For his feature-length debut, writer and director Kerry Harris mashes several subgenres together. After a limited release in 2020, Dreamkatcher is widely available now on VOD streaming services. There’s bits of ‘creepy kids‘ horror along with ‘haunted objects‘ and a ‘terrible place‘ in the form of … yes, an isolated cabin. Personally, I’d like to know where characters in horror movies find these places where there are literally no neighbours. Of course, it’s also a cabin where there’s no cellular signal. This should probably hint at the kind of horror experience that Dreamkatcher offers. As an added bonus, the supernatural thriller throws in some stepmother conflict like the recent – and much better – The Lodge.
A few years after his wife’s death, Luke brings his son, Josh, and new girlfriend, Gail, back to a cabin for a weekend getaway. But when work calls him back into the city, Gail is left alone with her stepson, Josh, who resents her new role in his life. And just as Gail bonds with Josh, they stumble across a elderly neighbour selling antiques and trinkets. Josh, intrigued by an old ‘dreamcatcher’, sneaks it home to ward off the bad dreams about his mother. Yet instead of ridding himself of the nightmares, Josh’s stolen’ dreamcatcher opens a doorway to a malevolent spirit. Slowly, Josh’s behaviour changes and Gail finds herself fearing for her life.
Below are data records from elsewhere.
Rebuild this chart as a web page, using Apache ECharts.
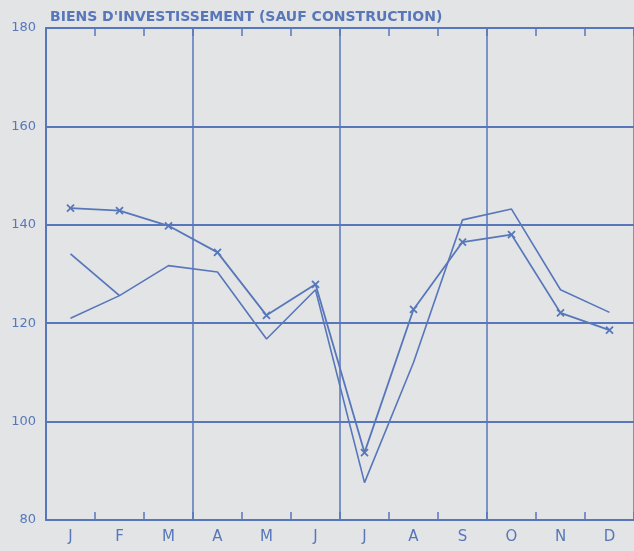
<!DOCTYPE html>
<html>
<head>
<meta charset="utf-8">
<script src="https://cdn.jsdelivr.net/npm/echarts@6/dist/echarts.min.js"></script>
<style>
html,body{margin:0;padding:0;background:#e2e4e5;}
#c{width:634px;height:551px;}
</style>
</head>
<body>
<div id="c"></div>
<script>
const title = "BIENS D'INVESTISSEMENT (SAUF CONSTRUCTION)";
const months = ['J','F','M','A','M','J','J','A','S','O','N','D'];
const yTicks = [80, 100, 120, 140, 160, 180];
const seriesMarked = [143.4, 142.9, 139.8, 134.4, 121.6, 127.9, 93.7, 122.8, 136.5, 138.0, 122.1, 118.6];
const seriesPlain = [121.0, 125.6, 131.7, 130.4, 116.8, 126.8, 87.6, 112.0, 141.0, 143.2, 126.8, 122.2];
const seriesPrevEnd = [134.1, 125.6, null, null, null, null, null, null, null, null, null, null];

const C = '#5877bb';
const chart = echarts.init(document.getElementById('c'), null, {renderer: 'canvas'});
chart.setOption({
  backgroundColor: '#e2e4e5',
  animation: false,
  title: {
    text: title, left: 45, top: 5,
    textStyle: {color: C, fontFamily: 'DejaVu Sans', fontWeight: 'bold', fontSize: 14}
  },
  grid: {left: 46, right: 0, top: 28, bottom: 31},
  xAxis: [{
    type: 'category', data: months, boundaryGap: true, position: 'bottom',
    axisLine: {lineStyle: {color: C, width: 2}},
    axisTick: {show: true, inside: true, length: 8, interval: 0, lineStyle: {color: C, width: 1.5}},
    axisLabel: {color: C, fontFamily: 'DejaVu Sans', fontSize: 15, margin: 10, interval: 0},
    splitLine: {show: false}
  }, {
    type: 'category', data: months, boundaryGap: true, position: 'top',
    axisLine: {show: true, lineStyle: {color: C, width: 2}},
    axisTick: {show: true, inside: true, length: 8, interval: 0, lineStyle: {color: C, width: 1.5}},
    axisLabel: {show: false},
    splitLine: {show: false}
  }, {
    type: 'value', min: 0, max: 12, interval: 3, position: 'bottom', offset: 0,
    axisLine: {show: false}, axisTick: {show: false}, axisLabel: {show: false},
    splitLine: {show: true, lineStyle: {color: C, width: 1.5}}
  }],
  yAxis: {
    type: 'value', min: yTicks[0], max: yTicks[yTicks.length - 1], interval: 20,
    axisLine: {show: true, lineStyle: {color: C, width: 2}},
    axisTick: {show: false},
    axisLabel: {color: C, fontFamily: 'DejaVu Sans', fontSize: 13, margin: 10},
    splitLine: {show: true, lineStyle: {color: C, width: 1.8}}
  },
  series: [{
    type: 'line', data: seriesMarked, xAxisIndex: 0,
    symbol: 'path://M0,0L10,10M10,0L0,10', symbolSize: 7,
    itemStyle: {color: C, borderColor: C, borderWidth: 1.8},
    lineStyle: {color: C, width: 1.8}
  }, {
    type: 'line', data: seriesPlain, xAxisIndex: 0, symbol: 'none',
    lineStyle: {color: C, width: 1.6}
  }, {
    type: 'line', data: seriesPrevEnd, xAxisIndex: 0, symbol: 'none',
    lineStyle: {color: C, width: 1.8}
  }]
});
</script>
</body>
</html>
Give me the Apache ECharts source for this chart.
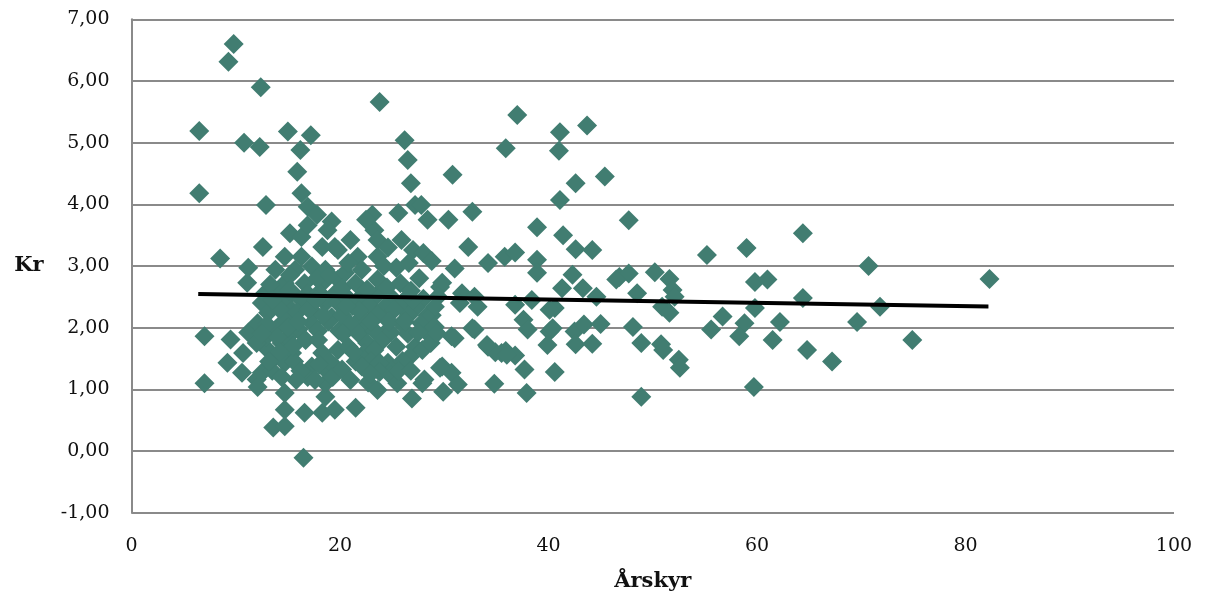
<!DOCTYPE html>
<html>
<head>
<meta charset="utf-8">
<script src="https://cdn.jsdelivr.net/npm/echarts@6/dist/echarts.min.js"></script>
<style>
html,body{margin:0;padding:0;background:#fff;}
#chart{width:1206px;height:601px;}
</style>
</head>
<body>
<div id="chart"></div>
<script>
// Axis ticks
const xTicks = [0, 20, 40, 60, 80, 100];
const yTickLabels = ['-1,00','0,00','1,00','2,00','3,00','4,00','5,00','6,00','7,00'];
const xName = 'Årskyr';
const yName = 'Kr';

// Scatter points: [Årskyr, Kr]
const outliersLeft = [
  [6.5,5.19],[6.5,4.18],[9.3,6.31],[9.8,6.6],[10.8,5.0],[12.4,5.9],[12.3,4.93],[12.9,3.99],
  [15.0,5.18],[17.2,5.12],[16.2,4.88],[15.9,4.53],[16.3,4.18],[8.5,3.12],[7.0,1.86],[9.5,1.81],
  [11.2,1.92],[9.2,1.43],[7.0,1.1],[10.7,1.59],[10.6,1.27],[12.0,1.16],[12.1,1.04],[12.5,1.27],
  [13.6,0.38],[14.7,0.4],[14.7,0.67],[14.7,0.94],[16.5,-0.11],[16.6,0.62],[18.3,0.62],[18.6,0.88],
  [19.5,0.67],[18.6,1.1],[21.5,0.7],[23.8,5.66],[16.9,3.96],[17.8,3.83],[19.2,3.72],[15.2,3.53],
  [12.6,3.31],[11.2,2.97],[11.1,2.73],[12.8,2.56],[16.3,3.47],[16.9,3.66],[18.8,3.58]
];
const clusterA = [
  [13.8,2.94],[15.7,2.94],[17.3,2.99],[18.6,2.94],[14.7,3.15],[16.3,3.15],[18.3,3.31],[19.5,3.31],
  [14.7,2.72],[16.6,2.72],[18.3,2.72],[19.8,2.78],
  [14.0,2.56],[15.4,2.58],[16.9,2.55],[18.0,2.57],[19.5,2.55],
  [12.5,2.4],[14.7,2.45],[16.3,2.45],[18.6,2.4],[19.8,2.4],
  [13.1,2.24],[15.4,2.28],[17.5,2.25],[19.2,2.17],
  [12.1,2.07],[14.7,2.12],[16.0,1.97],[17.3,2.07],[13.8,1.97],[17.9,1.95],
  [14.4,1.75],[16.7,1.8],[17.9,1.8],[13.1,1.64],[15.4,1.59],[18.3,1.59],[19.8,1.64],
  [13.8,1.53],[14.7,1.43],[17.3,1.37],[18.6,1.32],[19.5,1.37],[16.9,1.2],[13.5,1.3],
  [15.0,1.85],[12.9,1.85],[15.9,2.25],[14.2,2.3],[17.0,2.3],[18.9,2.1],[15.6,1.45],
  [16.2,1.3],[13.3,2.7],[15.2,2.85],[17.8,2.8],[19.0,2.85],
  [12.0,1.75],[13.0,2.05],[14.0,1.85],[15.0,2.0],[16.0,2.1],[15.5,1.7],[14.2,1.6],
  [12.5,1.9],[13.5,2.45],[15.1,2.6],[17.7,2.45],[18.4,2.2],[19.9,1.95],[19.0,1.45],
  [18.0,1.4],[15.8,1.15],[13.2,1.45],[17.6,1.15],[19.3,1.2],[14.4,1.2]
];
const clusterB = [
  [20.5,2.52],[22.0,2.5],[23.5,2.52],[25.0,2.48],[26.5,2.5],[28.0,2.47],
  [21.2,2.35],[22.8,2.36],[24.3,2.34],[25.8,2.36],[27.3,2.33],
  [20.2,2.2],[22.1,2.17],[23.6,2.2],[25.2,2.29],[26.6,2.2],[28.4,2.2],
  [21.0,2.05],[22.7,2.04],[24.3,1.91],[25.9,2.07],[27.8,2.07],
  [20.3,1.9],[21.8,1.9],[23.3,1.95],[24.9,1.92],[26.5,1.9],[28.4,1.91],
  [20.8,1.69],[22.6,1.75],[24.0,1.78],[25.4,1.69],[27.2,1.69],
  [22.3,1.58],[23.3,1.64],[26.7,1.53],[27.9,1.64],
  [21.5,1.45],[23.0,1.45],[24.6,1.43],[26.0,1.46],[23.8,1.43],
  [20.2,1.32],[22.1,1.37],[23.8,1.28],[24.9,1.22],
  [22.7,1.11],[23.6,0.99],[25.5,1.1],[27.9,1.1],[26.9,0.85],[21.0,1.15],
  [21.8,2.28],[23.0,2.1],[24.7,2.1],[26.2,2.1],[27.5,1.92],[21.3,1.6],[25.6,1.3],
  [26.8,1.3],[22.9,1.25],[20.6,2.35],[27.0,2.45],[28.8,2.2],[28.7,1.75]
];
const clusterC = [
  [19.8,3.26],[21.0,3.42],[23.3,3.58],[23.6,3.42],[23.1,3.83],[22.5,3.75],[25.6,3.86],
  [27.2,3.99],[27.8,3.99],[28.4,3.75],[30.4,3.75],[32.7,3.88],[25.9,3.42],[27.0,3.26],
  [28.0,3.21],[28.8,3.08],[32.3,3.31],[34.2,3.05],[21.7,3.15],[23.6,3.15],[22.1,2.94],
  [25.4,2.97],[31.0,2.96],[29.8,2.73],[23.6,2.78],[20.5,2.89],[31.7,2.56],[32.9,2.5],
  [29.6,2.66],[26.2,5.04],[26.5,4.72],[26.8,4.34],[30.8,4.48],[35.9,4.91],
  [20.2,2.64],[21.5,2.72],[22.6,2.62],[24.5,2.65],[25.8,2.72],[26.8,2.6],[27.6,2.8],
  [24.2,3.0],[26.6,3.05],[20.8,3.05],[24.6,3.3]
];
const clusterD = [
  [29.4,2.5],[33.2,2.34],[29.1,2.34],[29.1,2.01],[32.9,1.97],[30.7,1.86],[34.2,1.69],
  [35.5,1.59],[29.8,1.37],[30.7,1.27],[29.9,0.96],[31.3,1.08],[28.1,1.16],[34.8,1.09],
  [31.5,2.4],[29.3,1.91],[31.0,1.83],[32.7,1.99],[29.6,1.35]
];
const outliersRight = [
  [37.0,5.45],[41.1,5.17],[43.7,5.28],[41.0,4.87],[42.6,4.34],[45.4,4.45],[41.1,4.07],
  [47.7,3.74],[38.9,3.63],[41.4,3.5],[42.6,3.27],[44.2,3.26],[35.8,3.15],[36.8,3.22],
  [38.9,3.1],[38.9,2.89],[42.3,2.86],[46.8,2.82],[47.7,2.88],[50.2,2.9],[51.6,2.79],
  [41.3,2.64],[43.3,2.64],[48.5,2.56],[44.6,2.5],[51.9,2.61],[52.1,2.5],[36.8,2.37],
  [38.4,2.45],[40.6,2.32],[50.9,2.34],[51.6,2.24],[37.6,2.13],[38.0,1.97],[40.1,1.94],
  [42.5,1.94],[43.4,2.05],[45.0,2.06],[42.6,1.73],[44.2,1.74],[39.9,1.72],[48.1,2.01],
  [48.9,1.75],[50.8,1.73],[51.0,1.64],[52.5,1.48],[52.6,1.35],[35.9,1.62],[36.8,1.55],
  [34.9,1.6],[37.7,1.32],[40.6,1.28],[37.9,0.94],[48.9,0.88],[34.1,1.72],[40.1,2.29],
  [46.5,2.78],[40.4,1.99],[36.0,1.56]
];
const outliersFar = [
  [64.4,3.53],[55.2,3.18],[59.0,3.29],[70.7,3.0],[59.8,2.74],[61.0,2.78],[64.4,2.48],
  [71.8,2.34],[59.8,2.32],[56.7,2.18],[55.6,1.97],[58.8,2.07],[58.3,1.86],[62.2,2.09],
  [61.5,1.8],[69.6,2.09],[64.8,1.64],[67.2,1.45],[74.9,1.8],[59.7,1.04],[82.3,2.79]
];
// Linear trendline endpoints
const trendLine = [[6.4,2.545],[82.2,2.344]];

const points = [].concat(outliersLeft, clusterA, clusterB, clusterC, clusterD, outliersRight, outliersFar);

const chart = echarts.init(document.getElementById('chart'), null, {renderer:'canvas'});
const fontFam = '"DejaVu Serif", "Liberation Serif", serif';
chart.setOption({
  animation: false,
  backgroundColor: '#ffffff',
  grid: {left: 131.5, right: 32, top: 19.3, bottom: 88.3, containLabel: false},
  xAxis: {
    type: 'value', min: 0, max: 100, interval: 20,
    name: xName, nameLocation: 'middle', nameGap: 58,
    nameTextStyle: {fontFamily: fontFam, fontWeight: 'bold', fontSize: 21, color: '#111'},
    axisLine: {show: false},
    axisTick: {show: false},
    axisLabel: {fontFamily: fontFam, fontSize: 19, color: '#111', margin: 24,
      formatter: v => xTicks.indexOf(v) >= 0 ? String(v) : ''},
    splitLine: {show: false}
  },
  yAxis: {
    type: 'value', min: -1, max: 7, interval: 1,
    name: yName, nameLocation: 'middle', nameGap: 88, nameRotate: 0,
    nameTextStyle: {fontFamily: fontFam, fontWeight: 'bold', fontSize: 21, color: '#111'},
    axisLine: {show: true, lineStyle: {color: '#8a8a8a', width: 2}},
    axisTick: {show: false},
    axisLabel: {fontFamily: fontFam, fontSize: 19, color: '#111', margin: 22,
      formatter: v => yTickLabels[Math.round(v) + 1]},
    splitLine: {show: true, lineStyle: {color: '#8a8a8a', width: 2}}
  },
  series: [
    {
      type: 'scatter', data: points, symbol: 'diamond', symbolSize: 20,
      itemStyle: {color: '#417d71', opacity: 1}, z: 2
    },
    {
      type: 'line', data: trendLine, symbol: 'none', z: 3,
      lineStyle: {color: '#000', width: 4}
    }
  ]
});
</script>
</body>
</html>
Dreamkatcher Burdened by Lifeless Scares and Limp Storytelling
At just under 90 minutes, Dreamkatcher won’t take up much of your time. And pacing certainly isn’t an issue for writer and director Kerry Harris’ feature-length debut. Harris wastes little time getting to his scares with a prologue that hints at some potential creeps. But a winding camera shot of the car trip to the cabin over the opening credits feels reminiscent of The Shining. Thus, Dreamkatcher’s big problem crops up almost immediately. There’s few original ideas in Harris’ screenplay. With dashes of ‘creepy kids’ horror and ‘haunted objects’, Dreamkatcher feels like it’s more interested in checking off boxes than telling a good story.
Why would a father take his son and new girlfriend to a cabin where his wife was murdered? The answer is probably simple – we wouldn’t have a movie otherwise.
What’s worse is that Kerry’s basic narrative makes little sense. Whether it’s the arbitrary flipping of dreamcatcher’s spiritual use or a plot that needs characters to do stupid things, Dreamkatcher tells a a . Why would a father take his son and new girlfriend to a cabin where his wife was murdered? The answer is probably simple – we wouldn’t have a movie otherwise. And this seems to be the driving force behind Dreamkatcher. It’s the kind of movie that could have ended in 10 minutes had characters just been a bit forthcoming about things like how their last wife died. One could forgive Kerry’s weak plot if Dreamkatcher was a scary movie. Too bad it’s not. As it stands, Dreamkatcher’s jumps are as telegraphed as the story itself.
Lin Shaye Probably Can’t Wait for Another Chapter in the Insidious Saga
As much as horror fans love Lin Shaye (Insidious, The Grudge), she’s clearly acting on autopilot. That is, Shaye has played this role across several horror movies in the past. Vaguely creepy, somewhat mysterious, knows more than they let on – Shaye could play this role in her sleep at this point in her career. There was very little Shaye could have done to elevate Dreamkatcher. Nonetheless, it’s disappointing to watch someone as talented as Shaye go through the motions. Both Radha Mitchell (Silent Hill, Rogue) and Henry Thomas (The Haunting of Hill House) acquit themselves about as well as one could expect. Shea’s screenplay does neither actor any favours. Mitchell and Thomas are forced to humanize characters who make incredibly stupid ‘horror movie’ decisions.
Dreamkatcher Will Likely Fail to Catch Most Horrors Fans’ Interests
In spite of its good cast and decent production values, Dreamkatcher is an unremarkable horror movie. Nothing about this effort is likely to interest audiences. In addition to a convoluted, formulaic story, Dreamkatcher lacks atmosphere and scares. An unnecessary post-credits scene only throws salt onto the wounds left by the movie’s terrible ending. Of course, I’d imagine that most viewers will have turned the movie off as soon the credits hit the screen. Sadly, even in the absence of major theatrical releases, Dreamkatcher is a pass.